Look for the string "with" in every line, and copy each line that has it.

Code that draws figures:
┄┄┄┄┄┄┄┄┄┄┄┄┄┄┄┄┄┄┄┄
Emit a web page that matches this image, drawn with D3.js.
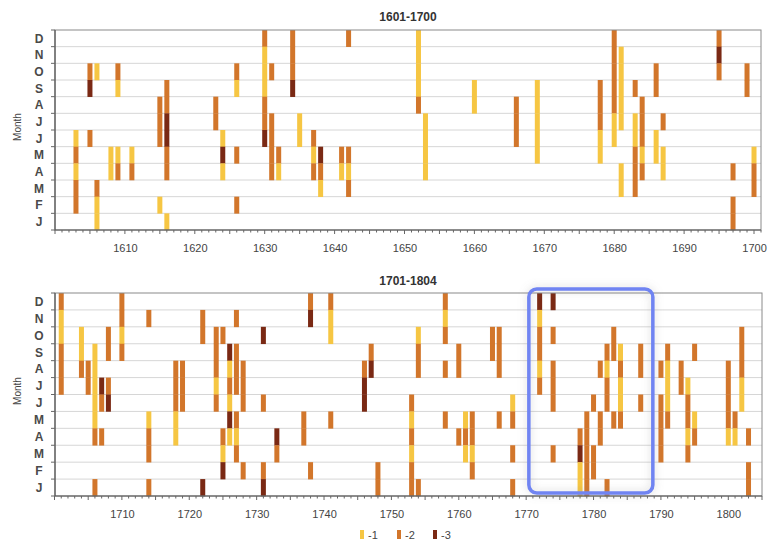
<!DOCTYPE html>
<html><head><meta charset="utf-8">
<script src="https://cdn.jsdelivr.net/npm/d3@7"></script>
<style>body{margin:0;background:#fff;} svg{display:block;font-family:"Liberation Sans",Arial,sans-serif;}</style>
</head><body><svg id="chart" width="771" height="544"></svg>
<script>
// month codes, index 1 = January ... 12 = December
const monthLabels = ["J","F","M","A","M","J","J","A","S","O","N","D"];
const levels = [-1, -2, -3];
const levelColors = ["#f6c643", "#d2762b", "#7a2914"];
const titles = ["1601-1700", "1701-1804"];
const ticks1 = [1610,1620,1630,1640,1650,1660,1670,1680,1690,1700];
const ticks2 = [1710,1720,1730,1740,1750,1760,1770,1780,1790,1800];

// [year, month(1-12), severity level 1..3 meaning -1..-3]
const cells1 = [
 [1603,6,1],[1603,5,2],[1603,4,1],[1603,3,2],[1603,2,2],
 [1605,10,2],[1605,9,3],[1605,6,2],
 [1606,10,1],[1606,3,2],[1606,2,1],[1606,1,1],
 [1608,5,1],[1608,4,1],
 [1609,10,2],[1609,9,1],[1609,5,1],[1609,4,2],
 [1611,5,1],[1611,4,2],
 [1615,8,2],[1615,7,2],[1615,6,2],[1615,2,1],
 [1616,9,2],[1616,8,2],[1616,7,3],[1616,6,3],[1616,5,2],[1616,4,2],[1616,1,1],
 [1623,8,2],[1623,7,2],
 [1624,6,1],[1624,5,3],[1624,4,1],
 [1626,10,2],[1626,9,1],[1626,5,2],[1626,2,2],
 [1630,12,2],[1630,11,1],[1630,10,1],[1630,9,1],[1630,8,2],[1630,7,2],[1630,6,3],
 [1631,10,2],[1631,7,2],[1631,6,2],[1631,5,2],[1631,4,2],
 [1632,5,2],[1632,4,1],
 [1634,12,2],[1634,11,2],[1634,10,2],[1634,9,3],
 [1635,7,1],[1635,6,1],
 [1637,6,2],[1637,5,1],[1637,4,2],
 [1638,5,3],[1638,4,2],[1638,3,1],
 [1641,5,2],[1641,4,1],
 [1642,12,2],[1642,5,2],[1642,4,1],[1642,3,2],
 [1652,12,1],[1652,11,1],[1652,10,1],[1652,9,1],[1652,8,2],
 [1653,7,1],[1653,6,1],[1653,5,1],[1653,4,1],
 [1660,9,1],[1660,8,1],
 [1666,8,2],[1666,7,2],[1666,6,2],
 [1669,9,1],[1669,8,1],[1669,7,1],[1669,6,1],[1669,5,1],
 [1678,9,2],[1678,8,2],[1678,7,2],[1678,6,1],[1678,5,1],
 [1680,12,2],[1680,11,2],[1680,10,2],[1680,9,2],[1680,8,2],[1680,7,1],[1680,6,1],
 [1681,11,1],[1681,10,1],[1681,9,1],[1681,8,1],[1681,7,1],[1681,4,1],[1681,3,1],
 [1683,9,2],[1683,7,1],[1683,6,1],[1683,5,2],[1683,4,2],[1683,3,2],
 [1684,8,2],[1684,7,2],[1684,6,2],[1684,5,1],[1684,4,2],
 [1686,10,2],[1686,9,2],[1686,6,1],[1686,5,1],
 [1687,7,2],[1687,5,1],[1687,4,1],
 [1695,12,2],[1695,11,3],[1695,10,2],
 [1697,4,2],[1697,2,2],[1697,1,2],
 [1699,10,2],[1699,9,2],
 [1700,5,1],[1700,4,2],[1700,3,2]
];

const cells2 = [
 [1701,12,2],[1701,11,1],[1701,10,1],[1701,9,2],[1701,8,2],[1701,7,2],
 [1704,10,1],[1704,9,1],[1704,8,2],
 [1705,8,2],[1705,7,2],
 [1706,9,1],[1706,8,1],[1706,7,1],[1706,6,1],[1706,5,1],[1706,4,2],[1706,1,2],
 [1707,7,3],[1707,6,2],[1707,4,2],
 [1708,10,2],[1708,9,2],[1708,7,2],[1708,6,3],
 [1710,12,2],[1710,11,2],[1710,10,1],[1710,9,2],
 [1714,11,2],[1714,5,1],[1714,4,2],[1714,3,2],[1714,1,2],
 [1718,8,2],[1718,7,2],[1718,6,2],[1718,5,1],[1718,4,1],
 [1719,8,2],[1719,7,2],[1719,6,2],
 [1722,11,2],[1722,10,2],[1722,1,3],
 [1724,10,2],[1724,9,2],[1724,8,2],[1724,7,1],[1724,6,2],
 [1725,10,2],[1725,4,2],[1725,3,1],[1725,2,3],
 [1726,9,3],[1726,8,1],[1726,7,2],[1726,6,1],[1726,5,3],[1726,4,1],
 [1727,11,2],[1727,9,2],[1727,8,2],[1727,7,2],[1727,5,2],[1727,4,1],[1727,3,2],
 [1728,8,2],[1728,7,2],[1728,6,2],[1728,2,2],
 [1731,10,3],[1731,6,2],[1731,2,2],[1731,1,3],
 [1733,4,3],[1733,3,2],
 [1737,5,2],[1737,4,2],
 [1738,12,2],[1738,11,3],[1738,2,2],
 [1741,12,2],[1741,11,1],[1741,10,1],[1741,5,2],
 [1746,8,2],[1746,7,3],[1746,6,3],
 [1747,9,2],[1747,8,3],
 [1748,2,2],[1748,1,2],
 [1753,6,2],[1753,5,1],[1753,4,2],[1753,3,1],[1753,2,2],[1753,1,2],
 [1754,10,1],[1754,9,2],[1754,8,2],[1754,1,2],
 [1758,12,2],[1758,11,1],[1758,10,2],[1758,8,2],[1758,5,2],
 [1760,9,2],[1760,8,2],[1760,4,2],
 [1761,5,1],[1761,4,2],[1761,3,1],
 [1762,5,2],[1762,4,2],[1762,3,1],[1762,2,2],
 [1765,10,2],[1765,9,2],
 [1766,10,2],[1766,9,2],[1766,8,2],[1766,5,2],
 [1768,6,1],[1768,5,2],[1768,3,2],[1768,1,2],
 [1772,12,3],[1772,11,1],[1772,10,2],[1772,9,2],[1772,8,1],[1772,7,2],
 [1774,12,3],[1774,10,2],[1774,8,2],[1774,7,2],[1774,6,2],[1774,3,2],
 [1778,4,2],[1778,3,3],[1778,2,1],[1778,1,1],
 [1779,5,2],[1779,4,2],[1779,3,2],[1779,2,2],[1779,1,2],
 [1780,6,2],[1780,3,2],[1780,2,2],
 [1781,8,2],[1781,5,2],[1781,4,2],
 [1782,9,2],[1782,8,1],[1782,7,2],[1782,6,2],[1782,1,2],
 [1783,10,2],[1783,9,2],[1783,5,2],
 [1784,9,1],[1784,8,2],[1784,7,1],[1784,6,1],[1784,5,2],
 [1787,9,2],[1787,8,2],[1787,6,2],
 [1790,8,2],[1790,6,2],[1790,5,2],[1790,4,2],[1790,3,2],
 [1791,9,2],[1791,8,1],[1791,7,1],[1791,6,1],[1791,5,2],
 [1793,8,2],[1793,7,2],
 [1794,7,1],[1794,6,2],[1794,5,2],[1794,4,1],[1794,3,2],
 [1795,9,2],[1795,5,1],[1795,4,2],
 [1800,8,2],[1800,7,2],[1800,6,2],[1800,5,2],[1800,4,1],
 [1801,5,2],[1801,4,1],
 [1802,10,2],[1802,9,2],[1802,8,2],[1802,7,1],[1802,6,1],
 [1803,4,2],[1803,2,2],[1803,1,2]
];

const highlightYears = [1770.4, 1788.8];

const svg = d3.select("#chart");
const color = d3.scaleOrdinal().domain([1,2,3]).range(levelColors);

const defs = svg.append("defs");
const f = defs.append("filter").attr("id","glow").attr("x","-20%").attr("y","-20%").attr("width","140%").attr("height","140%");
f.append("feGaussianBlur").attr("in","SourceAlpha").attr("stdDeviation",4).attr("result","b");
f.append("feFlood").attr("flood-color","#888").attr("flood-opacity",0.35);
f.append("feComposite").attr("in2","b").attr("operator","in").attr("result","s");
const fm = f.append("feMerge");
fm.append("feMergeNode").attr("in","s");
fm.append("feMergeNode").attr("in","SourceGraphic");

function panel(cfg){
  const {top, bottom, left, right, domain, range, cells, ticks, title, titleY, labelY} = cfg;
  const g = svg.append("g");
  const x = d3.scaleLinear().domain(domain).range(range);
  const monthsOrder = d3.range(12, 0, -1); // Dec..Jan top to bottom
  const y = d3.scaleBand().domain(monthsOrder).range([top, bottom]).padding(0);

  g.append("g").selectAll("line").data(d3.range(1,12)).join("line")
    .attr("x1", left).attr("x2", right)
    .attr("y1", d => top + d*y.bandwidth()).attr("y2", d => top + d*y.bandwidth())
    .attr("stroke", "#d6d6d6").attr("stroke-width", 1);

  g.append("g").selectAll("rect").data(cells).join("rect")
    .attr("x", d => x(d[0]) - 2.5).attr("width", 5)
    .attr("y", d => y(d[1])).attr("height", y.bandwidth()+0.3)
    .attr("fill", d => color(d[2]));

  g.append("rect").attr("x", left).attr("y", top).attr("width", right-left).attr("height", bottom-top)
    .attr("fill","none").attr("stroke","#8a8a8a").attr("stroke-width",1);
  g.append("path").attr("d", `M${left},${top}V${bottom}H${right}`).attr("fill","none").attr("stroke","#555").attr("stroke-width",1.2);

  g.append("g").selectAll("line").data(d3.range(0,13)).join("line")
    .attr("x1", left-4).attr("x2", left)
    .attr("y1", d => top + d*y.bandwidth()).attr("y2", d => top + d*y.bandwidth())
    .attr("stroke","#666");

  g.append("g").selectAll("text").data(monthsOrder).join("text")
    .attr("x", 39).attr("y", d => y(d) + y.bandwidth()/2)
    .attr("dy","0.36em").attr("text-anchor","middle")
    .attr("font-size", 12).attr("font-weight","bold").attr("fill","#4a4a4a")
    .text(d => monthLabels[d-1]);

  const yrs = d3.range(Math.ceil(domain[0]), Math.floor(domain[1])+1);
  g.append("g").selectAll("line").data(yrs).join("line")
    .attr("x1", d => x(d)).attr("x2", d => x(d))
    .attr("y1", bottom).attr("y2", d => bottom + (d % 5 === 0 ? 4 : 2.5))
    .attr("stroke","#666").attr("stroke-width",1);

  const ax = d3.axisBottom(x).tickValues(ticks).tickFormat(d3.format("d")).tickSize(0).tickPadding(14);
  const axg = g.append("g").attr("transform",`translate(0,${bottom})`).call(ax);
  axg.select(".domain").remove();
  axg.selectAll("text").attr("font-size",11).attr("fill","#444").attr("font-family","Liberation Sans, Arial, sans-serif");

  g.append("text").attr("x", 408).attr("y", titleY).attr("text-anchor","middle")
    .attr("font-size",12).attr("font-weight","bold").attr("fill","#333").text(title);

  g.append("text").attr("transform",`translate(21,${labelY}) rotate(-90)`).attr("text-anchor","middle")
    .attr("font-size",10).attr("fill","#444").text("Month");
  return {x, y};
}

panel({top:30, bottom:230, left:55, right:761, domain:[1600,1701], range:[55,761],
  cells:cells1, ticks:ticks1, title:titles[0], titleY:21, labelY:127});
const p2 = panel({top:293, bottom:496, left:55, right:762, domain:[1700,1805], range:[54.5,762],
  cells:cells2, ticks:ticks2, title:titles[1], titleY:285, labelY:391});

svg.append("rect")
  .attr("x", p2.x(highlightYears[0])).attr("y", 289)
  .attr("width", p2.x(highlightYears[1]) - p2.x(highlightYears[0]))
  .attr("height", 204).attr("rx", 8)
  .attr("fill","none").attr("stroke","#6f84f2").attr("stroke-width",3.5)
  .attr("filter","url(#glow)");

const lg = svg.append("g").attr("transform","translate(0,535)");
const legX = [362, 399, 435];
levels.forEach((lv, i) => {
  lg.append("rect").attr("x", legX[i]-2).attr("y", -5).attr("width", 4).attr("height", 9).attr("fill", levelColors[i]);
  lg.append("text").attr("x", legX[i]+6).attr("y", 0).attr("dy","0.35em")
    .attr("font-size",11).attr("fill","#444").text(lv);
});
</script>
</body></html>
┄┄┄┄┄┄┄┄┄┄┄┄┄┄┄┄┄┄┄┄
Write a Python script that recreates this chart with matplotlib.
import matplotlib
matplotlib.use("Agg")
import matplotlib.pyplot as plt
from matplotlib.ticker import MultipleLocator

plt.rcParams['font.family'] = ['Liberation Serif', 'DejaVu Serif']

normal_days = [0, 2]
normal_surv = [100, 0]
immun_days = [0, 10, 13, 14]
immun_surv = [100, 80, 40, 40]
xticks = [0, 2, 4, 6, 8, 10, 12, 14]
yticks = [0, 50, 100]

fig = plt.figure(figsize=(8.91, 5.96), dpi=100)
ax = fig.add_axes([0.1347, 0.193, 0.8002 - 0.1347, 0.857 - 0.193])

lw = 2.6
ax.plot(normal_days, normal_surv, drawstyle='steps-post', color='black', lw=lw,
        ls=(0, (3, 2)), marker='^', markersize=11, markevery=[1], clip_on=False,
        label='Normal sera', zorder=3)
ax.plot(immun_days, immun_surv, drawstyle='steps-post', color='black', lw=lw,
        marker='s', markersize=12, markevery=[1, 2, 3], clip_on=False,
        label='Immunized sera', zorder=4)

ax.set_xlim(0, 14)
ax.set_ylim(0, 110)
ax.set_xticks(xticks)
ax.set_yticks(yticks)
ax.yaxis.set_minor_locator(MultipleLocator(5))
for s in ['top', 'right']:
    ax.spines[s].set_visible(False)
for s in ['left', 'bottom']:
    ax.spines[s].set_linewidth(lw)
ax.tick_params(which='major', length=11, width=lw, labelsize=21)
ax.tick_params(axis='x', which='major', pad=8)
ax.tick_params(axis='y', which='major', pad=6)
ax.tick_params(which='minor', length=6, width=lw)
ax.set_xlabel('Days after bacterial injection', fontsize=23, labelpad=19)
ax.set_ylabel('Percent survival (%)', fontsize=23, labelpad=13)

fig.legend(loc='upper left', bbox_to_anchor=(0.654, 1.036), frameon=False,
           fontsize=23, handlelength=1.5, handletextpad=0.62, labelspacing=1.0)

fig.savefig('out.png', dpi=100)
┄┄┄┄┄┄┄┄┄┄┄┄┄┄┄┄┄┄┄┄
● **Expected answer**:
Emit a web page that matches this image, drawn with D3.js.
Write a Python script that recreates this chart with matplotlib.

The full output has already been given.